Teaching is a weighty thing, and to call it “being a teacher” is like calling the tip the iceberg itself. Calling it parenting, counseling, organizing, planning, event coordinating, inventing, administrating, and teaching and anything else they ask you to do would be more accurate. Naturally, you’d agree and counter with “but lots of people do it”. You’re right.
So why can’t you do it?
I wish the answer were as simple as a sentence, that I can’t handle the confinement of “the system” or that I decided to start an orphanage in South Africa or that I had a batch of demanding, unreasonable parents that spoiled everything. I know you’ll have objections.
Do you have a terrible set of parents or a bad school?
The parents I had this year were reasonable, kind, helpful people. I love working with the people I get to work with. The school is positive, creative, and so supportive of families. That’s not it at all.
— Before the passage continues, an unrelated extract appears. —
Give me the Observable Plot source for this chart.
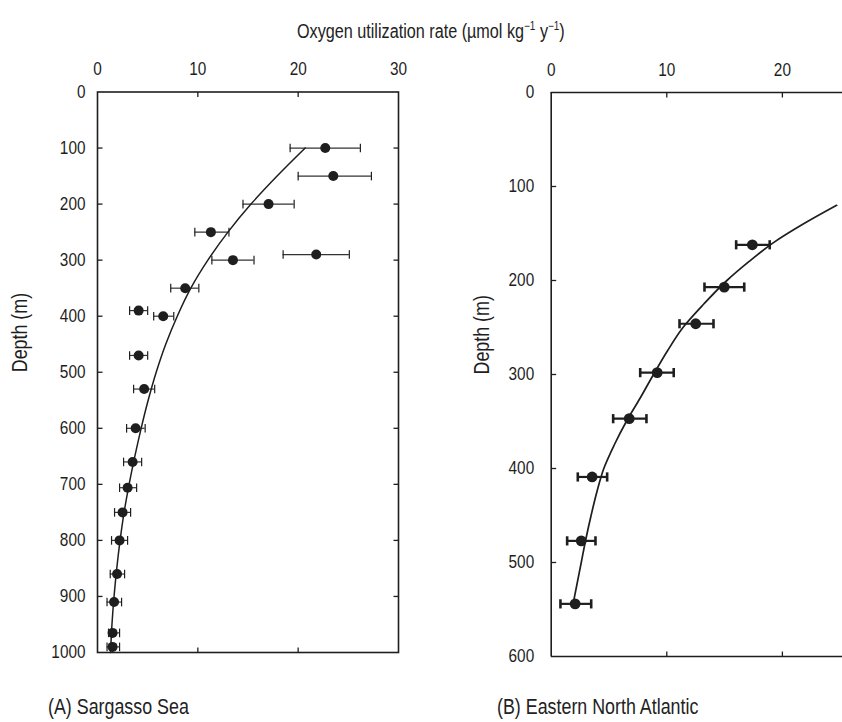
<!DOCTYPE html>
<html>
<head>
<meta charset="utf-8">
<script src="https://cdn.jsdelivr.net/npm/d3@7"></script>
<script src="https://cdn.jsdelivr.net/npm/@observablehq/plot@0.6"></script>
<style>
  html, body { margin: 0; padding: 0; background: #fff; }
  #wrap { position: relative; width: 842px; height: 722px; overflow: hidden; font-family: "Liberation Sans", Arial, sans-serif; color: #222; }
  #wrap svg { position: absolute; top: 0; }
  .lbl { position: absolute; white-space: nowrap; font-size: 21.5px; line-height: 1; transform: scaleX(0.83); transform-origin: 0 50%; }
  .title { font-size: 19.5px; }
  .title sup { font-size: 12px; vertical-align: 8px; line-height: 0; }
</style>
</head>
<body>
<div id="wrap">
  <div class="lbl title" style="left:297px; top:22px;">Oxygen utilization rate (µmol kg<sup>−1</sup> y<sup>−1</sup>)</div>
  <div class="lbl" style="left:48px; top:697px;">(A) Sargasso Sea</div>
  <div class="lbl" style="left:497px; top:697px;">(B) Eastern North Atlantic</div>
</div>
<script>
// ---------- Data: (A) Sargasso Sea ----------
const sargDepth = [100, 150, 200, 250, 290, 300, 350, 390, 400, 470, 530, 600, 660, 706, 750, 800, 860, 910, 965, 990];
const sargRate  = [22.7, 23.5, 17.05, 11.3, 21.8, 13.5, 8.74, 4.1, 6.55, 4.1, 4.65, 3.8, 3.5, 3.0, 2.5, 2.2, 1.95, 1.65, 1.5, 1.5];
const sargLo    = [19.2, 20.0, 14.5, 9.7, 18.5, 11.4, 7.3, 3.2, 5.6, 3.2, 3.6, 2.9, 2.6, 2.2, 1.7, 1.4, 1.27, 0.95, 1.1, 0.95];
const sargHi    = [26.2, 27.3, 19.6, 13.1, 25.1, 15.6, 10.1, 5.0, 7.6, 5.0, 5.7, 4.75, 4.4, 3.9, 3.3, 3.0, 2.7, 2.4, 2.2, 2.2];
const sargCurveDepth = [100, 150, 200, 250, 300, 350, 400, 450, 500, 550, 600, 650, 700, 750, 800, 850, 900, 950, 1000];
const sargCurveRate  = [20.7, 17.9, 15.3, 13.0, 11.0, 9.3, 7.95, 6.8, 5.85, 5.05, 4.35, 3.72, 3.15, 2.65, 2.25, 1.92, 1.65, 1.44, 1.3];
const sargXTicks = [0, 10, 20, 30];
const sargYTicks = [0, 100, 200, 300, 400, 500, 600, 700, 800, 900, 1000];

// ---------- Data: (B) Eastern North Atlantic ----------
const natlDepth = [162, 207, 246, 298, 347, 409, 477, 544];
const natlRate  = [17.4, 14.97, 12.5, 9.17, 6.75, 3.54, 2.6, 2.07];
const natlLo    = [16.0, 13.26, 11.1, 7.7, 5.36, 2.3, 1.38, 0.8];
const natlHi    = [18.9, 16.7, 14.04, 10.6, 8.24, 4.84, 3.83, 3.46];
const natlCurveDepth = [120, 140, 160, 180, 200, 225, 250, 275, 300, 325, 350, 375, 400, 425, 450, 475, 500, 525, 545];
const natlCurveRate  = [24.7, 21.8, 19.2, 17.1, 15.2, 13.2, 11.4, 10.05, 8.85, 7.7, 6.5, 5.45, 4.55, 3.95, 3.45, 3.0, 2.6, 2.2, 1.88];
const natlXTicks = [0, 10, 20];
const natlYTicks = [0, 100, 200, 300, 400, 500, 600];

// ---------- helpers ----------
const sarg = sargDepth.map((d, i) => ({depth: d, rate: sargRate[i], lo: sargLo[i], hi: sargHi[i]}));
const sargCurve = sargCurveDepth.map((d, i) => ({depth: d, rate: sargCurveRate[i]}));
const natl = natlDepth.map((d, i) => ({depth: d, rate: natlRate[i], lo: natlLo[i], hi: natlHi[i]}));
const natlCurve = natlCurveDepth.map((d, i) => ({depth: d, rate: natlCurveRate[i]}));

const vbar = {draw(ctx, size) { const r = Math.sqrt(size / Math.PI); ctx.moveTo(0, -r); ctx.lineTo(0, r); }};
const tickDown = {draw(ctx, size) { const r = Math.sqrt(size / Math.PI); ctx.moveTo(0, 0); ctx.lineTo(0, r); }};
const tickUp = {draw(ctx, size) { const r = Math.sqrt(size / Math.PI); ctx.moveTo(0, 0); ctx.lineTo(0, -r); }};
const tickRight = {draw(ctx, size) { const r = Math.sqrt(size / Math.PI); ctx.moveTo(0, 0); ctx.lineTo(r, 0); }};
const tickLeft = {draw(ctx, size) { const r = Math.sqrt(size / Math.PI); ctx.moveTo(0, 0); ctx.lineTo(-r, 0); }};

const INK = "#1e1e1e";
const FONT = "'Liberation Sans', Arial, sans-serif";
const TICK_FS = 18.5;
const style = {fontFamily: FONT, fontSize: TICK_FS + "px", color: INK, background: "transparent", overflow: "visible"};
const inner = a => a.slice(1, -1);
const fmt = d => String(d);

// ---------- Panel A ----------
const plotA = Plot.plot({
  width: 420, height: 680,
  marginLeft: 97, marginRight: 22, marginTop: 91.5, marginBottom: 28,
  style,
  x: {domain: [0, 30]},
  y: {domain: [0, 1000], reverse: true},
  marks: [
    Plot.frame({stroke: INK, strokeWidth: 1.6}),
    Plot.axisX({anchor: "top", ticks: sargXTicks, tickFormat: fmt, tickSize: 0, tickPadding: 13, dy: -4, label: null, fontSize: TICK_FS}),
    Plot.axisY({anchor: "left", ticks: sargYTicks, tickFormat: fmt, tickSize: 0, tickPadding: 12, label: null, fontSize: TICK_FS}),
    Plot.dot(inner(sargXTicks), {x: d => d, frameAnchor: "top", symbol: tickDown, r: 5, stroke: INK, strokeWidth: 1.3}),
    Plot.dot(inner(sargXTicks), {x: d => d, frameAnchor: "bottom", symbol: tickUp, r: 5, stroke: INK, strokeWidth: 1.3}),
    Plot.dot(inner(sargYTicks), {y: d => d, frameAnchor: "left", symbol: tickRight, r: 5, stroke: INK, strokeWidth: 1.3}),
    Plot.dot(inner(sargYTicks), {y: d => d, frameAnchor: "right", symbol: tickLeft, r: 5, stroke: INK, strokeWidth: 1.3}),
    Plot.text(["Depth (m)"], {frameAnchor: "left", rotate: -90, dx: -77, fontSize: 21.5, fill: INK}),
    Plot.ruleY(sarg, {y: "depth", x1: "lo", x2: "hi", stroke: "#333", strokeWidth: 1.2}),
    Plot.dot(sarg, {x: "lo", y: "depth", symbol: vbar, r: 4.3, stroke: INK, strokeWidth: 1.2}),
    Plot.dot(sarg, {x: "hi", y: "depth", symbol: vbar, r: 4.3, stroke: INK, strokeWidth: 1.2}),
    Plot.line(sargCurve, {x: "rate", y: "depth", curve: "monotone-y", stroke: INK, strokeWidth: 1.5}),
    Plot.dot(sarg, {x: "rate", y: "depth", r: 5, fill: INK, stroke: "none"})
  ]
});
plotA.style.left = "0px";

// ---------- Panel B ----------
const plotB = Plot.plot({
  width: 402, height: 680,
  marginLeft: 110.7, marginRight: 0, marginTop: 92, marginBottom: 24,
  style,
  x: {domain: [0, 25.2]},
  y: {domain: [0, 600], reverse: true},
  marks: [
    Plot.ruleX([0], {stroke: INK, strokeWidth: 1.6}),
    Plot.ruleY([0, 600], {stroke: INK, strokeWidth: 1.6}),
    Plot.axisX({anchor: "top", ticks: natlXTicks, tickFormat: fmt, tickSize: 0, tickPadding: 13, dy: -4, label: null, fontSize: TICK_FS}),
    Plot.axisY({anchor: "left", ticks: natlYTicks, tickFormat: fmt, tickSize: 0, tickPadding: 17, label: null, fontSize: TICK_FS}),
    Plot.dot(natlXTicks.slice(1), {x: d => d, frameAnchor: "top", symbol: tickDown, r: 5, stroke: INK, strokeWidth: 1.3}),
    Plot.dot(natlXTicks.slice(1), {x: d => d, frameAnchor: "bottom", symbol: tickUp, r: 5, stroke: INK, strokeWidth: 1.3}),
    Plot.dot(inner(natlYTicks), {y: d => d, frameAnchor: "left", symbol: tickRight, r: 5, stroke: INK, strokeWidth: 1.3}),
    Plot.text(["Depth (m)"], {frameAnchor: "left", rotate: -90, dx: -68.7, fontSize: 21.5, fill: INK}),
    Plot.ruleY(natl, {y: "depth", x1: "lo", x2: "hi", stroke: INK, strokeWidth: 2.2}),
    Plot.dot(natl, {x: "lo", y: "depth", symbol: vbar, r: 4.6, stroke: INK, strokeWidth: 2.6}),
    Plot.dot(natl, {x: "hi", y: "depth", symbol: vbar, r: 4.6, stroke: INK, strokeWidth: 2.6}),
    Plot.line(natlCurve, {x: "rate", y: "depth", curve: "monotone-y", stroke: INK, strokeWidth: 1.7}),
    Plot.dot(natl, {x: "rate", y: "depth", r: 5.4, fill: INK, stroke: "none"})
  ]
});
plotB.style.left = "440px";

const wrap = document.getElementById("wrap");
wrap.appendChild(plotA);
wrap.appendChild(plotB);

// Condense SVG text horizontally to match the narrow typeface of the original.
wrap.querySelectorAll("svg text").forEach(t => {
  const len = t.getComputedTextLength();
  if (len > 0) {
    t.setAttribute("textLength", (len * 0.83).toFixed(2));
    t.setAttribute("lengthAdjust", "spacingAndGlyphs");
  }
});
</script>
</body>
</html>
But you’re such a good teacher!
I think I may possibly be a good teacher, but I am most certainly not a good manager, and that, friends, is what matters first. I don’t think I’m Type A enough. My small group laughed when I told them that. I don’t think I had an inkling of how rigid and organized a 3rd grade teacher has to be, or that I want to be that organized. I thought that I could get away with making teaching easy because I’m smart and have more energy than a power plant. I thought wrong.
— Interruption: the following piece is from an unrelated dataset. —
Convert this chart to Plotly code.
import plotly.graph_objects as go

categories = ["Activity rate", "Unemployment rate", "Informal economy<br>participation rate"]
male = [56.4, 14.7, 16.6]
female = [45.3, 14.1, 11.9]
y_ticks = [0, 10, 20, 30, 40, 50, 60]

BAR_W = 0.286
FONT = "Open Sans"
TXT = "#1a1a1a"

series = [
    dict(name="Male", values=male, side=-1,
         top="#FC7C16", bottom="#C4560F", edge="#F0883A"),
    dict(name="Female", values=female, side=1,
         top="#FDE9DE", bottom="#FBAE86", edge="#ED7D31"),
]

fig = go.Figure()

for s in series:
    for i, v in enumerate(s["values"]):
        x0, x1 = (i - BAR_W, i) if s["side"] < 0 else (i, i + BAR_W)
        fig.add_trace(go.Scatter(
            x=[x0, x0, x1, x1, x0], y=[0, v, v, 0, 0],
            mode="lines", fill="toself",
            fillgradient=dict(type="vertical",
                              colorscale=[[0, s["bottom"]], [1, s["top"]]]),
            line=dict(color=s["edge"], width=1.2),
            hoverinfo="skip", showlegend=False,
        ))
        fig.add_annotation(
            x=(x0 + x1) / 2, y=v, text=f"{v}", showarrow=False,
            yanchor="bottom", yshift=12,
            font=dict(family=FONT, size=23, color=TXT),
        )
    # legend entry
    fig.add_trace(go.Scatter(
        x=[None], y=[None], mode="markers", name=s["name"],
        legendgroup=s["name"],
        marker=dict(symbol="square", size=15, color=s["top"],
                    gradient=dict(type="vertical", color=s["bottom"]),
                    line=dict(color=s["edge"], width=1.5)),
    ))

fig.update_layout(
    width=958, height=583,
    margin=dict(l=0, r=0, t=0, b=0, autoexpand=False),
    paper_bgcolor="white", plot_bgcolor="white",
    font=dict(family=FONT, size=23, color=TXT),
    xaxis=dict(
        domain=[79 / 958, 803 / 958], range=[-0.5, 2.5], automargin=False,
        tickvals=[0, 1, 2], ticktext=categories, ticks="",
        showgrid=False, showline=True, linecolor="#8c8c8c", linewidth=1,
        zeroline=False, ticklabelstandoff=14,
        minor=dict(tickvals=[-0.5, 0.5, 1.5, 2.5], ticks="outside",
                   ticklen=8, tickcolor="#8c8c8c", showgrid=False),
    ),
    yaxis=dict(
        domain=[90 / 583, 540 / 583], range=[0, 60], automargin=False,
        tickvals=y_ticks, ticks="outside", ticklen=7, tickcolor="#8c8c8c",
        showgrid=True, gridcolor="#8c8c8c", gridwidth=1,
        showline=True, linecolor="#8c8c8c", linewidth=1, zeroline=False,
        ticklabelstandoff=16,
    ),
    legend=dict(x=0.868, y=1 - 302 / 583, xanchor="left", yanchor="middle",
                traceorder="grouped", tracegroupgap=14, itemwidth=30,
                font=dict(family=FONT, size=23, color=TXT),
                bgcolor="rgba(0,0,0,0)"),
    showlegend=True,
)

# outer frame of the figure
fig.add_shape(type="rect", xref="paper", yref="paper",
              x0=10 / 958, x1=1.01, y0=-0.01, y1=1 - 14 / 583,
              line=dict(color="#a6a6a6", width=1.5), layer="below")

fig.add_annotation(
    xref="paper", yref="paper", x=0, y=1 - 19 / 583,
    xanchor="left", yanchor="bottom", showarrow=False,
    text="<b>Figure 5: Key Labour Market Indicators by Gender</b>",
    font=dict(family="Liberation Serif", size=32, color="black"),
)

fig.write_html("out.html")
But the breaks are so nice!
Yes, they are. They really are. And by the time you get to them, you need them desperately. I don’t know that I am wired to oscillate between running 200mph and 0mph. I think maybe running 60 all year is going to be a better pace for me.
But it’s such a ministry!
You’re absolutely right. The only problem is, when your job is ministry and your Monday night, Tuesday night, Wednesday night and Sunday are ministry, it can get a little overwhelming. I’m not saying we ever ever turn our love for Jesus down or decide when we want to love other people, but there should be a balance between pouring out and resting. In the teaching field, I feel like there are three options. You can be a teacher who doesn’t pull 60 hour weeks and neglects her job (not really an option). You can be an experienced efficiency wizard who manages to get it all done in a 40 hour week. You can be an 60-70 hour a week die hard who wins awards for her after school homework clubs, house visits, and community projects. I’m not meeting the middle criteria, and the two bookends aren’t options I’m willing to consider.
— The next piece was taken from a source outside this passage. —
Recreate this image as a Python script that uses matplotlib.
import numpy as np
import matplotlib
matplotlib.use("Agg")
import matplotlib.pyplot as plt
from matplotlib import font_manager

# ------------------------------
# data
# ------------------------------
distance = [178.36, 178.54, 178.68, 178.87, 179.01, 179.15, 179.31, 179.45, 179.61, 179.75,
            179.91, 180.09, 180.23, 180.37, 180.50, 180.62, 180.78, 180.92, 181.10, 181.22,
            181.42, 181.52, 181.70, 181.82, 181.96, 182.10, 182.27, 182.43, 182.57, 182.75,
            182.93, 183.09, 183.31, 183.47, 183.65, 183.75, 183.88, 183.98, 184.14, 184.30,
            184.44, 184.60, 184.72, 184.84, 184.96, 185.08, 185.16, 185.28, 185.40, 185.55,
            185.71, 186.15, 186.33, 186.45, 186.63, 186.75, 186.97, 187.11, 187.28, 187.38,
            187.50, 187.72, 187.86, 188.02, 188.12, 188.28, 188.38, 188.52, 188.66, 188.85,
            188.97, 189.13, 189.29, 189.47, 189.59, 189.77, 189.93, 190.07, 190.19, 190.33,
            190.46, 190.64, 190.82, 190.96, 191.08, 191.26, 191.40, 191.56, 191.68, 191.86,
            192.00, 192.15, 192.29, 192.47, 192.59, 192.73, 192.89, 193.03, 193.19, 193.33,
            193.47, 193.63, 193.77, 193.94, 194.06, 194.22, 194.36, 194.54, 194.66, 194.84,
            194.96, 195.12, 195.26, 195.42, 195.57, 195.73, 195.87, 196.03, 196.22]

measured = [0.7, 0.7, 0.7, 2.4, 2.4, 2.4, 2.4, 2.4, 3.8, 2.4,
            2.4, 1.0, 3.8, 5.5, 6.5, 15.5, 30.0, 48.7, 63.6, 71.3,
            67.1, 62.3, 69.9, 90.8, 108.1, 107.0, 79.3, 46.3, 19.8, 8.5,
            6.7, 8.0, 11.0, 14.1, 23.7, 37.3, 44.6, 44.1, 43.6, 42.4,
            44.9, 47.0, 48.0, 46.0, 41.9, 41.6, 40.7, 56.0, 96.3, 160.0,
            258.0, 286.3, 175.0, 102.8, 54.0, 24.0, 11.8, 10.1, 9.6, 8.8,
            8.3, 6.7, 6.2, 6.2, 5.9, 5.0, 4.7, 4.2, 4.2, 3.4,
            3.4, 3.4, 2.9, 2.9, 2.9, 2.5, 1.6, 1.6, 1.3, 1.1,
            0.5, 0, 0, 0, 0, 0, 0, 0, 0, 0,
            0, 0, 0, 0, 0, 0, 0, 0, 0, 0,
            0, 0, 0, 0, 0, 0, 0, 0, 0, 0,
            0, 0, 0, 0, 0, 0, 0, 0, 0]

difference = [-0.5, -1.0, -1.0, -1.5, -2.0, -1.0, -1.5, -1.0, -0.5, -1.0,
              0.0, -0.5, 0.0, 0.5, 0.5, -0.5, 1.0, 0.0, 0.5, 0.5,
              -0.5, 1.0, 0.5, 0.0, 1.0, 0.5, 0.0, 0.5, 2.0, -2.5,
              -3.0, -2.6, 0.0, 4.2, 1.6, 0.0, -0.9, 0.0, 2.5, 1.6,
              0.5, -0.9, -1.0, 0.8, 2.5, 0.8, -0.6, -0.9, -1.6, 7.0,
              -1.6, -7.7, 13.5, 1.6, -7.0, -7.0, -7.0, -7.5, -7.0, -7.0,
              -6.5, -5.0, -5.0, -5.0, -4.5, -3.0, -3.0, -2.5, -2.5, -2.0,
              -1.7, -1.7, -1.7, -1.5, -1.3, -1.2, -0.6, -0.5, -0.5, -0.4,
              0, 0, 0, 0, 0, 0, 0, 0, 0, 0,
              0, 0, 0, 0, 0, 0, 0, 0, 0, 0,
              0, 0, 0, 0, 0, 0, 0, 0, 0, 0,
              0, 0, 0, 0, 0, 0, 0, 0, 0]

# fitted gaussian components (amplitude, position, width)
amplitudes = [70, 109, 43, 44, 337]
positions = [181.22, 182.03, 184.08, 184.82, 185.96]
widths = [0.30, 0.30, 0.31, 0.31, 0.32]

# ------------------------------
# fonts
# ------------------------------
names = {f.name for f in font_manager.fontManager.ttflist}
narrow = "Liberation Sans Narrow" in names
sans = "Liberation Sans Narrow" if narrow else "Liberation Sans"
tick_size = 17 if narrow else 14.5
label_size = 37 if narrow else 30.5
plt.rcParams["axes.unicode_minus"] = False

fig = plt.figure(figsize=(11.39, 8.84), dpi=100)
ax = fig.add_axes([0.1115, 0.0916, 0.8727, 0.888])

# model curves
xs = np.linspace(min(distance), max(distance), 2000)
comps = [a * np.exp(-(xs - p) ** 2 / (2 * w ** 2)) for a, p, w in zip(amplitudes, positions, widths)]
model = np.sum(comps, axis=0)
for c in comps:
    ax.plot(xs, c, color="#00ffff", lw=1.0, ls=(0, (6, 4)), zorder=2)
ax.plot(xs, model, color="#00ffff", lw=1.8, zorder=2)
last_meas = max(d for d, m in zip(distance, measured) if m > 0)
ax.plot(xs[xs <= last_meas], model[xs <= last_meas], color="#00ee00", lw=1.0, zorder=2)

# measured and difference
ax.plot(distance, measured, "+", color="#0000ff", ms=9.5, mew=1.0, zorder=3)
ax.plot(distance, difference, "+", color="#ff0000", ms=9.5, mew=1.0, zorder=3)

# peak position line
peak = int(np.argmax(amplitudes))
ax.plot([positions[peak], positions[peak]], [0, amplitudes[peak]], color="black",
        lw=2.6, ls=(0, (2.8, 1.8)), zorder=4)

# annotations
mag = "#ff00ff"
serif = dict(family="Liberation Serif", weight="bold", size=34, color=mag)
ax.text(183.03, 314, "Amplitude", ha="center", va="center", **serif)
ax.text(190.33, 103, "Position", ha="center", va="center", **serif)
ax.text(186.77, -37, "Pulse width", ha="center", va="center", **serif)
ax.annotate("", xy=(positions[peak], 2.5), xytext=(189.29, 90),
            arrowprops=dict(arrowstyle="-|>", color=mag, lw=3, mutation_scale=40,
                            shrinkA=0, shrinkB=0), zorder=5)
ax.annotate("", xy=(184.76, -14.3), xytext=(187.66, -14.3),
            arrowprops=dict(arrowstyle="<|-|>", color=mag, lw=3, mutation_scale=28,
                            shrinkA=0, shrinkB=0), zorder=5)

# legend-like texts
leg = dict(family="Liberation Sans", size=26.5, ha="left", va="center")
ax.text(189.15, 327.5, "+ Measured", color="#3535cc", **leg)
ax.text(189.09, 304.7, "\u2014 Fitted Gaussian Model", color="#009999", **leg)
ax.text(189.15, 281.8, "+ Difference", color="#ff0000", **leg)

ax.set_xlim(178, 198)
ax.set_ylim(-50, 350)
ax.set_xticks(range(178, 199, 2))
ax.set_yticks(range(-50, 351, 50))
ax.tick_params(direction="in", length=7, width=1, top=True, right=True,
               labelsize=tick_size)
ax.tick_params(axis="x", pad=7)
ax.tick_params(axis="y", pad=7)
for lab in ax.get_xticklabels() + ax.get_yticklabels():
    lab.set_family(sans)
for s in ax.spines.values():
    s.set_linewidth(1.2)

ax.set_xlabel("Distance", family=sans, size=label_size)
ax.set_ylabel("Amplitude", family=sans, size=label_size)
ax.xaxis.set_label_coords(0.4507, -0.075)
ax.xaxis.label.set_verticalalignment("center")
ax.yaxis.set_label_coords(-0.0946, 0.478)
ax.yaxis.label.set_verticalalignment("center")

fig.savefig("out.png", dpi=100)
But everyone says it’s just a learning curve!
You’re right. And I think if I stayed in it for another 5 years, I’d get my act together and my kids might be achieving the way they should be, but right now, they aren’t. A good sized lot of them are in the bottom bracket of testing because I didn’t know how to push 26 eight year olds hard enough. In another 5 years, I’ll be almost 30, and really, in 5 years, I want to be home with my own kids, not just barely getting the swing of teaching.
So what are you going to do now?
Well. I’m staying in the field, sort of. Last week, I was offered a position at Pearson in their inside sales department selling curriculum to schools. It’s an office job. I’ll sit in a cube. I’ll probably wear heels and a pencil skirt once in a while. I’ll be able to use my people skills and classroom knowledge to help teachers use their curriculum better and equip them with tools to help their kids succeed. I won’t be working 60 hour weeks. I won’t be spending money on my job instead of making it. I won’t feel like I’m failing my kids.
How are you going to still be involved with kids?
Here’s what I know. I love kids. So much. That hasn’t changed. If I could teach a class of 5 of my toughest, most disrespectful hooligans, I would. I know that working with kids is something I’m wired to do. I kind of have an internal kid radar. Sometimes I prefer being with them to being with adults. They don’t take themselves so seriously. I have a few ideas about how to work with pcs, like coaching soccer, teaching dance, doing a co-op class in the evenings, or teaching Sunday school.
The truth is, I don’t know. I don’t know if this is a hiatus or a goodbye. I don’t know if it’s quitting or just reevaluating what I’m good at. I don’t know if it’s actually a quarter life crisis, or if it just happens to fall around my 25th birthday. I can’t see it all laid out right now. What I do know is I want to try this, and I think I can do it. I think my best friend got it right when she said not to think of it as quitting something but trying something new. And that’s what I’m going to do. I don’t know what it will be like. I don’t know if you’ll still think my stories are funny if they’re about the secret life of an office girl. Only time will tell.
Thanks for listening and for understanding,
Little Miss Sunshine
Wow this is really exciting Casie! Big changes like this are certainly a step of faith and I think you are doing the right thing here. So when do you start?